◆ **The problem**: Starting with the first line of the listing, quote each line exactly until and including the one with "baseline_rtt = 92.5", leaving pictures out.

------ Dataset excerpt

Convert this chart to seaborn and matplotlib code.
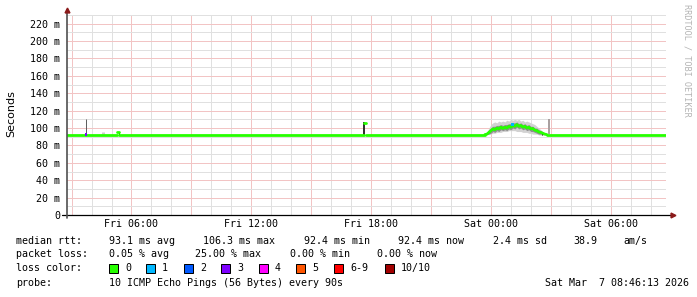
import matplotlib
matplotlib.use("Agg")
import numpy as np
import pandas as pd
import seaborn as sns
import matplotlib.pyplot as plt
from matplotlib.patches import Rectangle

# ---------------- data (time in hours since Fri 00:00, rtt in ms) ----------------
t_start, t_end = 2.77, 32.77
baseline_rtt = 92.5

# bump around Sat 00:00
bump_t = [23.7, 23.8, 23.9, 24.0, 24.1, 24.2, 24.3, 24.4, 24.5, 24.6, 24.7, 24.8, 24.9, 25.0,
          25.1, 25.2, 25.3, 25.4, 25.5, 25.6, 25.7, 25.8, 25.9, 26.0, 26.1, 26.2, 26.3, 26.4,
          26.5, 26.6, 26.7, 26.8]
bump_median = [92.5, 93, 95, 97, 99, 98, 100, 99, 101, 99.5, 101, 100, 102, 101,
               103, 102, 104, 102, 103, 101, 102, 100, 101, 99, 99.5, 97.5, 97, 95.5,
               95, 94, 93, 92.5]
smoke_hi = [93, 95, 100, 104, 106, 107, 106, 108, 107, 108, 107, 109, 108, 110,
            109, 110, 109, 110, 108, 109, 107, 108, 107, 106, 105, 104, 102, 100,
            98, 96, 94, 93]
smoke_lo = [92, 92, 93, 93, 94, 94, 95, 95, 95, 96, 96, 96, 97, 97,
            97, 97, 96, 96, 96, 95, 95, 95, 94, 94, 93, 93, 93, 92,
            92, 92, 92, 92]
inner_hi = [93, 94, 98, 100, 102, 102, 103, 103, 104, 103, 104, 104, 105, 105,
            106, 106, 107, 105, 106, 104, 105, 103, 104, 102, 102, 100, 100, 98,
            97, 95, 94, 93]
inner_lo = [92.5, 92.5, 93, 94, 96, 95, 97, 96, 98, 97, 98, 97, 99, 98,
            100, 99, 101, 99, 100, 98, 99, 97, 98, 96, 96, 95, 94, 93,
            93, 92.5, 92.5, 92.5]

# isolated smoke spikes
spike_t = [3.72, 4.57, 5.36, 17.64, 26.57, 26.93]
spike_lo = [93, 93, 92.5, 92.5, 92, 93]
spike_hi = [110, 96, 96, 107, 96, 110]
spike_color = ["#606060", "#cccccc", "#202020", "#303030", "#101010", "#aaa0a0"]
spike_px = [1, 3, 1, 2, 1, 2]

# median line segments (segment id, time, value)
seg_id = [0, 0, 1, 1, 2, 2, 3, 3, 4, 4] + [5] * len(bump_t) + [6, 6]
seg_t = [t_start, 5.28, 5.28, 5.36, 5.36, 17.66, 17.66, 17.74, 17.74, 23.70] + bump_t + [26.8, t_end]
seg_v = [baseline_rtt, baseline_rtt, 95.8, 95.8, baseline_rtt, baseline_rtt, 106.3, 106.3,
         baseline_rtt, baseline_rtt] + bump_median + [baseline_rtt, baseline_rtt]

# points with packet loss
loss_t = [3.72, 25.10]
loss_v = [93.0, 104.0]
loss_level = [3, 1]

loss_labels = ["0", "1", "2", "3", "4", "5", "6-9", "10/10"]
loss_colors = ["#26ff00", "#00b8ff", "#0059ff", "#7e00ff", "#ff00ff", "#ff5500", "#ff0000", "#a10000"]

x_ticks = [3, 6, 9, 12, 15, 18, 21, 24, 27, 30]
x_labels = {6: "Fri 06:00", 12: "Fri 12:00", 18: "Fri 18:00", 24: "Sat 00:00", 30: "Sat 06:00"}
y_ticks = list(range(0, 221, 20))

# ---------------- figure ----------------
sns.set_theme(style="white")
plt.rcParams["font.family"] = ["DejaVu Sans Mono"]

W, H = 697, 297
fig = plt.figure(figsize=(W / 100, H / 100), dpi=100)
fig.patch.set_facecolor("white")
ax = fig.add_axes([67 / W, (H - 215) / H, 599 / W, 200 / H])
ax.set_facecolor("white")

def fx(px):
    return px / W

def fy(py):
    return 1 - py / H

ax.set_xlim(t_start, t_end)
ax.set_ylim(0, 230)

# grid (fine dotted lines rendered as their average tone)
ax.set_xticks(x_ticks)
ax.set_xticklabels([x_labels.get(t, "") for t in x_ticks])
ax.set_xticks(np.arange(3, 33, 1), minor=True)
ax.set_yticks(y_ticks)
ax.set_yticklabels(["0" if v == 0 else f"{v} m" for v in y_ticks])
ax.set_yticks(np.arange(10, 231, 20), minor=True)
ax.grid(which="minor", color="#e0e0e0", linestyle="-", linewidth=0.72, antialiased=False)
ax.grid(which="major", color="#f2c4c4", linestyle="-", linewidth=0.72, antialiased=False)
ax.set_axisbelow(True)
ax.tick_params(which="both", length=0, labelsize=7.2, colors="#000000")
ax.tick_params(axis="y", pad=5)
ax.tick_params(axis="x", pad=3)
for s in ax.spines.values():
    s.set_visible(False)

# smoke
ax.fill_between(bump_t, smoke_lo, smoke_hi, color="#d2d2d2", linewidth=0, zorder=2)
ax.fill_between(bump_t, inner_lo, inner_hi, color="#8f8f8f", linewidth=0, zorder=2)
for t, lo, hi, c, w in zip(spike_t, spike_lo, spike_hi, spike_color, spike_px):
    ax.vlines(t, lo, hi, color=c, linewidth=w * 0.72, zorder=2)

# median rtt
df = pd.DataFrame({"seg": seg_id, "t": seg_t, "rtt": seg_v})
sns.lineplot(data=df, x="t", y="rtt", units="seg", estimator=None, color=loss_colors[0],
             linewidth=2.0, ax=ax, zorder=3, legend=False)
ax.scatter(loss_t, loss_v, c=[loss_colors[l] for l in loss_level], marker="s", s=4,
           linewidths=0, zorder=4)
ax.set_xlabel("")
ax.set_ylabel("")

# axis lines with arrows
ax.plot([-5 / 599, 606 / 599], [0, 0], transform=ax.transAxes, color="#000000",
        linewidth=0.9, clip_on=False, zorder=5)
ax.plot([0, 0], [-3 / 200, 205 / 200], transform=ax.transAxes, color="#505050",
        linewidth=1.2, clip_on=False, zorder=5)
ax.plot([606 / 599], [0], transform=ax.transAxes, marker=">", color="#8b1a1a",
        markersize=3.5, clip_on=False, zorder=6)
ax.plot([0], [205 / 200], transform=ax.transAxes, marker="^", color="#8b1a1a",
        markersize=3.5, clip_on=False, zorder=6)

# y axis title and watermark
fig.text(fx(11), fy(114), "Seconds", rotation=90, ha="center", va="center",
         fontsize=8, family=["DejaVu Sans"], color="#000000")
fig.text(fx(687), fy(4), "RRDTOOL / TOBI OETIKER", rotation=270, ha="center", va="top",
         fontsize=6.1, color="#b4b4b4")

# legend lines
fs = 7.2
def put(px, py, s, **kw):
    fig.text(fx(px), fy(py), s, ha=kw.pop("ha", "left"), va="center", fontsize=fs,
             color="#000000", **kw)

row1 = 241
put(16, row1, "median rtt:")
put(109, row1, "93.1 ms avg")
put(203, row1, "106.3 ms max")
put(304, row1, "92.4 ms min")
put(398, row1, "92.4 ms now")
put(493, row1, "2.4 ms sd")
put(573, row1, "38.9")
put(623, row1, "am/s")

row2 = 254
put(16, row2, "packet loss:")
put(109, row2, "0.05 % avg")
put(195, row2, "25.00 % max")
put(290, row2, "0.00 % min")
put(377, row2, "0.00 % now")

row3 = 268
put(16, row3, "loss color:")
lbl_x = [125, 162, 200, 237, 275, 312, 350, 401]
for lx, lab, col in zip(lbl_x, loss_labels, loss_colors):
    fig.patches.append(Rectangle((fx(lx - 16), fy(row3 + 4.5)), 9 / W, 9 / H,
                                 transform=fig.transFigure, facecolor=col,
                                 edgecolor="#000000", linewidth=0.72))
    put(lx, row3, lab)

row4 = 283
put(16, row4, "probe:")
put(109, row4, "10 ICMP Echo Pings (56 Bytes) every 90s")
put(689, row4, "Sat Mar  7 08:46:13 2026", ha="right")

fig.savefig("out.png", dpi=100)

------------

◆ **In response**:
Convert this chart to seaborn and matplotlib code.
import matplotlib
matplotlib.use("Agg")
import numpy as np
import pandas as pd
import seaborn as sns
import matplotlib.pyplot as plt
from matplotlib.patches import Rectangle

# ---------------- data (time in hours since Fri 00:00, rtt in ms) ----------------
t_start, t_end = 2.77, 32.77
baseline_rtt = 92.5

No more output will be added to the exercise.